======== Provided data
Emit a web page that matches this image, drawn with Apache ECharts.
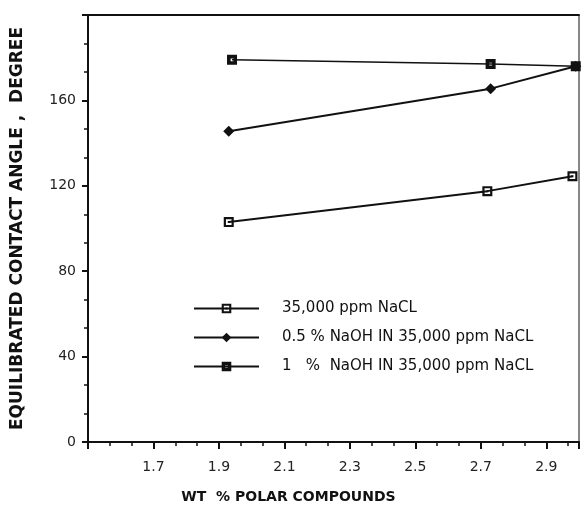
<!DOCTYPE html>
<html>
<head>
<meta charset="utf-8">
<script src="https://cdn.jsdelivr.net/npm/echarts@6/dist/echarts.min.js"></script>
<style>
  html, body { margin: 0; padding: 0; background: #ffffff; }
  #chart { width: 584px; height: 523px; }
</style>
</head>
<body>
<div id="chart"></div>
<script>
  // data
  var seriesNames = ['35,000 ppm NaCL', '0.5 % NaOH IN 35,000 ppm NaCL', '1   %  NaOH IN 35,000 ppm NaCL'];
  var naclX = [1.93, 2.72, 2.98];
  var naclY = [103, 117.5, 124.5];
  var naoh05X = [1.93, 2.73, 2.99];
  var naoh05Y = [145.5, 165.5, 176];
  var naoh1X = [1.94, 2.73, 2.99];
  var naoh1Y = [179, 177, 176];

  function pairs(xs, ys) {
    return xs.map(function (x, i) { return [x, ys[i]]; });
  }

  // square with dot in middle, and square with small hole
  var dotSquare = 'path://M0,0H10V10H0Z M2.2,2.2V7.8H7.8V2.2Z M4,4H6V6H4Z';
  var boldSquare = 'path://M0,0H10V10H0Z M3.6,3.6V6.4H6.4V3.6Z';

  var font = 'DejaVu Sans, Liberation Sans, sans-serif';
  var chart = echarts.init(document.getElementById('chart'));

  var option = {
    animation: false,
    backgroundColor: '#ffffff',
    textStyle: { fontFamily: font },
    grid: {
      left: 88, right: 5, top: 15, bottom: 81,
      show: true, borderColor: '#111', borderWidth: 1
    },
    legend: {
      orient: 'vertical',
      left: 188, top: 296,
      itemWidth: 65, itemHeight: 12,
      itemGap: 14,
      data: seriesNames,
      textStyle: { fontFamily: font, fontSize: 15, color: '#111', padding: [0, 0, 0, 18] }
    },
    xAxis: [{
      type: 'value',
      min: 1.5, max: 3.0, interval: 0.2,
      name: 'WT  % POLAR COMPOUNDS',
      nameLocation: 'middle',
      nameGap: 48,
      nameTextStyle: { fontFamily: font, fontSize: 14, fontWeight: 'bold', color: '#111', padding: [0, 90, 0, 0] },
      axisLine: { lineStyle: { color: '#111', width: 2 } },
      axisTick: { show: true, length: 7, lineStyle: { color: '#111', width: 2 } },
      minorTick: { show: true, splitNumber: 3, length: 4, lineStyle: { color: '#111', width: 1.5 } },
      splitLine: { show: false },
      axisLabel: {
        showMinLabel: false, showMaxLabel: false,
        margin: 18, fontSize: 14, color: '#222',
        formatter: function (v) { return v.toFixed(1); }
      }
    }, {
      // heavy frame line along the top
      type: 'value', position: 'top',
      min: 1.5, max: 3.0,
      axisLine: { lineStyle: { color: '#111', width: 2 } },
      axisTick: { show: false },
      axisLabel: { show: false },
      splitLine: { show: false }
    }],
    yAxis: {
      type: 'value',
      min: 0, max: 200, interval: 40,
      name: 'EQUILIBRATED CONTACT ANGLE ,  DEGREE',
      nameLocation: 'middle',
      nameGap: 62,
      nameTextStyle: { fontFamily: font, fontSize: 17, fontWeight: 'bold', color: '#111' },
      axisLine: { lineStyle: { color: '#111', width: 2 } },
      axisTick: { show: true, length: 6, lineStyle: { color: '#111', width: 2 } },
      minorTick: { show: true, splitNumber: 3, length: 4, lineStyle: { color: '#111', width: 1.5 } },
      splitLine: { show: false },
      axisLabel: {
        margin: 12, fontSize: 14, color: '#222',
        formatter: function (v) { return v === 200 ? '' : v; }
      }
    },
    series: [
      {
        name: seriesNames[0],
        type: 'line',
        data: pairs(naclX, naclY),
        symbol: dotSquare, symbolSize: 10,
        itemStyle: { color: '#111' },
        lineStyle: { color: '#111', width: 2 }
      },
      {
        name: seriesNames[1],
        type: 'line',
        data: pairs(naoh05X, naoh05Y),
        symbol: 'diamond', symbolSize: 11,
        itemStyle: { color: '#111' },
        lineStyle: { color: '#111', width: 2 }
      },
      {
        name: seriesNames[2],
        type: 'line',
        data: pairs(naoh1X, naoh1Y),
        symbol: boldSquare, symbolSize: 10,
        itemStyle: { color: '#111' },
        lineStyle: { color: '#111', width: 1.5 }
      }
    ]
  };

  chart.setOption(option);
</script>
</body>
</html>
================
*What the task asks*. Extract every line of the data exactly; pictures stay out.

*Written solution*.
Emit a web page that matches this image, drawn with Apache ECharts.
<!DOCTYPE html>
<html>
<head>
<meta charset="utf-8">
<script src="https://cdn.jsdelivr.net/npm/echarts@6/dist/echarts.min.js"></script>
<style>
  html, body { margin: 0; padding: 0; background: #ffffff; }
  #chart { width: 584px; height: 523px; }
</style>
</head>
<body>
<div id="chart"></div>
<script>
  // data
  var seriesNames = ['35,000 ppm NaCL', '0.5 % NaOH IN 35,000 ppm NaCL', '1   %  NaOH IN 35,000 ppm NaCL'];
  var naclX = [1.93, 2.72, 2.98];
  var naclY = [103, 117.5, 124.5];
  var naoh05X = [1.93, 2.73, 2.99];
  var naoh05Y = [145.5, 165.5, 176];
  var naoh1X = [1.94, 2.73, 2.99];
  var naoh1Y = [179, 177, 176];

  function pairs(xs, ys) {
    return xs.map(function (x, i) { return [x, ys[i]]; });
  }

  // square with dot in middle, and square with small hole
  var dotSquare = 'path://M0,0H10V10H0Z M2.2,2.2V7.8H7.8V2.2Z M4,4H6V6H4Z';
  var boldSquare = 'path://M0,0H10V10H0Z M3.6,3.6V6.4H6.4V3.6Z';

  var font = 'DejaVu Sans, Liberation Sans, sans-serif';
  var chart = echarts.init(document.getElementById('chart'));

  var option = {
    animation: false,
    backgroundColor: '#ffffff',
    textStyle: { fontFamily: font },
    grid: {
      left: 88, right: 5, top: 15, bottom: 81,
      show: true, borderColor: '#111', borderWidth: 1
    },
    legend: {
      orient: 'vertical',
      left: 188, top: 296,
      itemWidth: 65, itemHeight: 12,
      itemGap: 14,
      data: seriesNames,
      textStyle: { fontFamily: font, fontSize: 15, color: '#111', padding: [0, 0, 0, 18] }
    },
    xAxis: [{
      type: 'value',
      min: 1.5, max: 3.0, interval: 0.2,
      name: 'WT  % POLAR COMPOUNDS',
      nameLocation: 'middle',
      nameGap: 48,
      nameTextStyle: { fontFamily: font, fontSize: 14, fontWeight: 'bold', color: '#111', padding: [0, 90, 0, 0] },
      axisLine: { lineStyle: { color: '#111', width: 2 } },
      axisTick: { show: true, length: 7, lineStyle: { color: '#111', width: 2 } },
      minorTick: { show: true, splitNumber: 3, length: 4, lineStyle: { color: '#111', width: 1.5 } },
      splitLine: { show: false },
      axisLabel: {
        showMinLabel: false, showMaxLabel: false,
        margin: 18, fontSize: 14, color: '#222',
        formatter: function (v) { return v.toFixed(1); }
      }
    }, {
      // heavy frame line along the top
      type: 'value', position: 'top',
      min: 1.5, max: 3.0,
      axisLine: { lineStyle: { color: '#111', width: 2 } },
      axisTick: { show: false },
      axisLabel: { show: false },
      splitLine: { show: false }
    }],
    yAxis: {
      type: 'value',
      min: 0, max: 200, interval: 40,
      name: 'EQUILIBRATED CONTACT ANGLE ,  DEGREE',
      nameLocation: 'middle',
      nameGap: 62,
      nameTextStyle: { fontFamily: font, fontSize: 17, fontWeight: 'bold', color: '#111' },
      axisLine: { lineStyle: { color: '#111', width: 2 } },
      axisTick: { show: true, length: 6, lineStyle: { color: '#111', width: 2 } },
      minorTick: { show: true, splitNumber: 3, length: 4, lineStyle: { color: '#111', width: 1.5 } },
      splitLine: { show: false },
      axisLabel: {
        margin: 12, fontSize: 14, color: '#222',
        formatter: function (v) { return v === 200 ? '' : v; }
      }
    },
    series: [
      {
        name: seriesNames[0],
        type: 'line',
        data: pairs(naclX, naclY),
        symbol: dotSquare, symbolSize: 10,
        itemStyle: { color: '#111' },
        lineStyle: { color: '#111', width: 2 }
      },
      {
        name: seriesNames[1],
        type: 'line',
        data: pairs(naoh05X, naoh05Y),
        symbol: 'diamond', symbolSize: 11,
        itemStyle: { color: '#111' },
        lineStyle: { color: '#111', width: 2 }
      },
      {
        name: seriesNames[2],
        type: 'line',
        data: pairs(naoh1X, naoh1Y),
        symbol: boldSquare, symbolSize: 10,
        itemStyle: { color: '#111' },
        lineStyle: { color: '#111', width: 1.5 }
      }
    ]
  };

  chart.setOption(option);
</script>
</body>
</html>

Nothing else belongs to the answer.